Foster gives chasing pack hope

England's Mark Foster threw the Quinn British Masters at The Belfry wide open tonight by finishing his third round with a double bogey six.

England's Mark Foster threw the Quinn British Masters at The Belfry wide open tonight by finishing his third round with a double bogey six.

Four clear of the field on the tee, the 32-year-old from Nottinghamshire hit an awful second shot into the lake short of the green, then saw his pitch spin off the putting surface.

Foster did well to get down in two from there, but he had given the six players in joint second place a massive boost in the race for the title.

A third round that began with a fog delay effectively ended with nobody having the foggiest who might take the title because the twice English amateur champion - that was over a decade ago and he has only won once on the European Tour since - knows he finished on a really deflating note.

He has never led going into the final 18 holes on the circuit.

"I didn't look at the leaderboards, but knew I was doing okay obviously," he said after his 70.

"It was a shame about the last, but I'll reflect tonight and it was a good day overall."

Lee Westwood, also from Worksop, Ian Poulter, France's Gregory Bourdy and Swedish trio Niclas Fasth, Martin Erlandsson and Fredrik Andersson Hed are the sextet closest to him.

Colin Montgomerie would have been on the eight under par mark as well but for bogeys at the 16th and 18th.

Foster added: "I was a bit dazed coming off the 18th, but the putt proved I had kept my focus and it gives me a good mental image.

"I take full responsibility. It was a three-iron shot, but I didn't want to hit it and hit a little wood instead.

"I just saw the ridge behind the flag and the ball coming back down it, but I hit it thin and the shot had no real flight."

Earlier, 18-year-old Rory McIlroy, playing his first event as a professional, showed how ambitious and confident he is after a 70 lifted him from 57th to 41st.

While making the halfway cut will be marked down as a success - Justin Rose, after all, needed 22 attempts to earn his first pay cheque - the Irish youngster said: "Last night I was more disappointed that I had fallen back than happy that I had made the cut.
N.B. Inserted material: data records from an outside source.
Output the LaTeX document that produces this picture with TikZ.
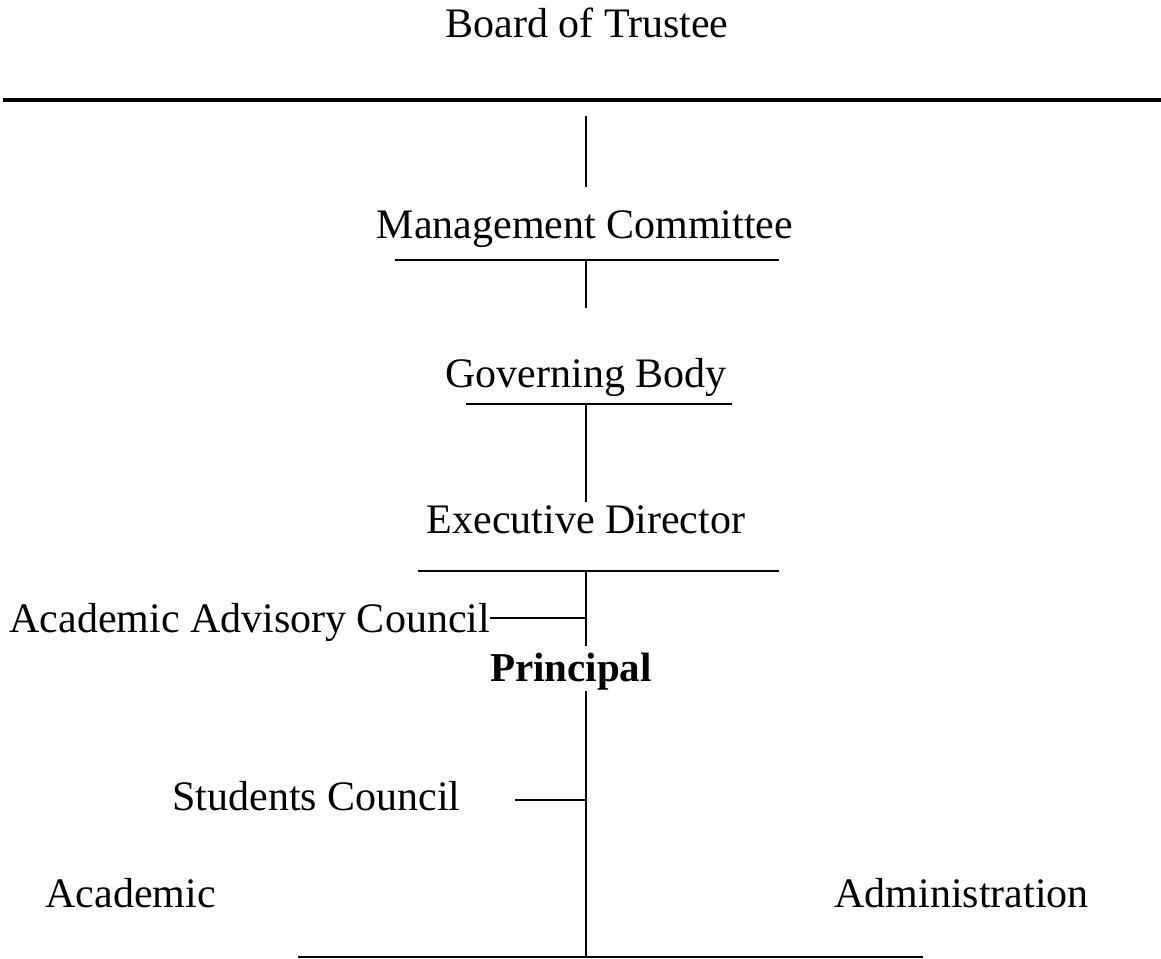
\documentclass[tikz,border=0pt]{standalone}
\usepackage{fontspec}
\setmainfont{Liberation Serif}
\usepackage{tikz}
\usetikzlibrary{positioning}

\begin{document}
\begin{tikzpicture}[x=0.5pt,y=-0.5pt,
						textnode/.style={inner sep=0pt, font=\fontsize{21}{25}\selectfont},
						boldnode/.style={inner sep=0pt, font=\fontsize{20.5}{25}\selectfont\bfseries},
						thinline/.style={line width=1pt},
						]
						\useasboundingbox (0,0) rectangle (1161,958);
						%Nodes
						\node[textnode, anchor=base]      (bot)   at (587,37)   {Board of Trustee};
						\node[textnode, anchor=base]      (mc)    at (585,238)  {Management Committee};
						\node[textnode, anchor=base]      (gb)    at (586,387)  {Governing Body};
						\node[textnode, anchor=base]      (ed)    at (586,533)  {Executive Director};
						\node[textnode, anchor=base west] (aac)   at (9,632)    {Academic Advisory Council};
						\node[boldnode, anchor=base]      (prin)  at (571,681)  {Principal};
						\node[textnode, anchor=base west] (sc)    at (172,810)  {Students Council};
						\node[textnode, anchor=base west] (acad)  at (45,907)   {Academic};
						\node[textnode, anchor=base west] (admin) at (834,907)  {Administration};

						%Lines
						\coordinate (barL) at (3,100);    \coordinate (barR) at (1161,100);
						\coordinate (v1a)  at (586,116);  \coordinate (v1b)  at (586,187);
						\coordinate (mcL)  at (395,260);  \coordinate (mcR)  at (779,260);
						\coordinate (mcC)  at (586,260);  \coordinate (v2b)  at (586,308);
						\coordinate (gbL)  at (466,404);  \coordinate (gbR)  at (732,404);
						\coordinate (gbC)  at (586,404);  \coordinate (v3b)  at (586,502);
						\coordinate (edL)  at (418,571);  \coordinate (edR)  at (779,571);
						\coordinate (edC)  at (586,571);  \coordinate (v4b)  at (586,646);
						\coordinate (aacR) at (586,618);
						\coordinate (v5a)  at (586,691);  \coordinate (v5b)  at (586,957);
						\coordinate (scL)  at (515,800);  \coordinate (scR)  at (586,800);
						\coordinate (btL)  at (298,957);  \coordinate (btR)  at (923,957);

						\draw[line width=2.3pt] (barL) -- (barR);
						\draw[thinline] (v1a) -- (v1b);
						\draw[thinline] (mcL) -- (mcR);
						\draw[thinline] (mcC) -- (v2b);
						\draw[thinline] (gbL) -- (gbR);
						\draw[thinline] (gbC) -- (v3b);
						\draw[thinline] (edL) -- (edR);
						\draw[thinline] (edC) -- (v4b);
						\draw[thinline] (aac.base east |- aacR) -- (aacR);
						\draw[thinline] (v5a) -- (v5b);
						\draw[thinline] (scL) -- (scR);
						\draw[thinline] (btL) -- (btR);
					\end{tikzpicture}
\end{document}
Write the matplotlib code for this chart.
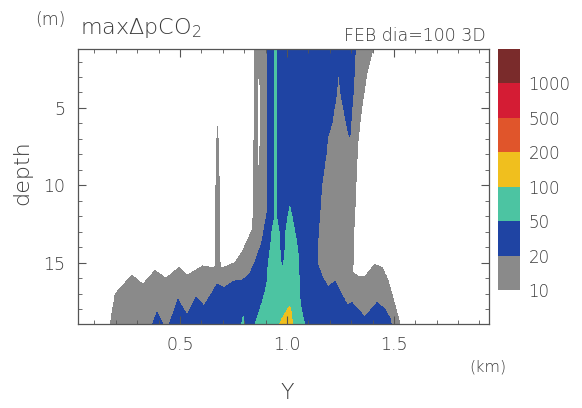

"I didn't come here with the mindset of making the cut. I know I am good enough to contend." He had been in a tie for 14th after his opening 69.

His only Tour victory was in a six-man play-off in South Africa four years ago and it could end up that way again.

Poulter looked as if he might have blown his hopes of winning a week before his wedding when he double-bogeyed the sixth and eighth, but the former Ryder Cup player came home in 32 with birdies on the 10th, 12th, 14th and 17th.

On the sixth he pushed his drive into water and two holes later he went from a fairway bunker into the hazard short of the green.

"From there I played flawless golf," he commented. "I'm hitting so many good shots and if I can keep playing like that there's a chance for me tomorrow."

Poulter was four behind at that point and could not stop a big smile coming on his face after discovering his deficit had been slashed right at the end.

"I was fuming inside after the second double bogey, but I will never give up. That's as burning inside as I've been in a long while, but I am aggressive any way and I didn't not look at any pin today and it will stay that way."

Fined twice this season for smashing tee markers in frustrating he was asked if there a danger of it happening again after the start.

"No, the tee box on the ninth was safe I think. I don't want to be handing out too many more bottles of nice red wine to the European Tour staff for their Christmas party!"

Westwood double-bogeyed the ninth, but had a hat-trick of birdies from the 15th to match Poulter's 70.

Montgomerie had the same score and that was for the third day running for the eight-time European number one.

However, his abiding memory of the round will be of going over the green on the 16th and not getting up and down, then taking another bogey five at the last after pulling his second into sand.

"I had a good round going and let it get away," said Montgomerie.

"I came back poorly and I've got a lot to do now." Not as much as he thought likely, though, because of Foster's playing of the 18th.

Meanwhile, the absent Soren Hansen looks a safe bet to take one of the last spots in the HSBC World Match Play Championship at Wentworth in three weeks' time.

Two places in the 16-man field are available from the European Order of Merit after this event.

Swede Henrik Stenson was already sure of one of them, but last week's winner Hansen could have been knocked out by South African Richard Sterne, England's Graeme Storm and France's Gregory Havret.

Storm, though, missed the halfway cut, Havret is next-to-last and had to win and Sterne, needing to finish in the top three, is only 20th after a 71.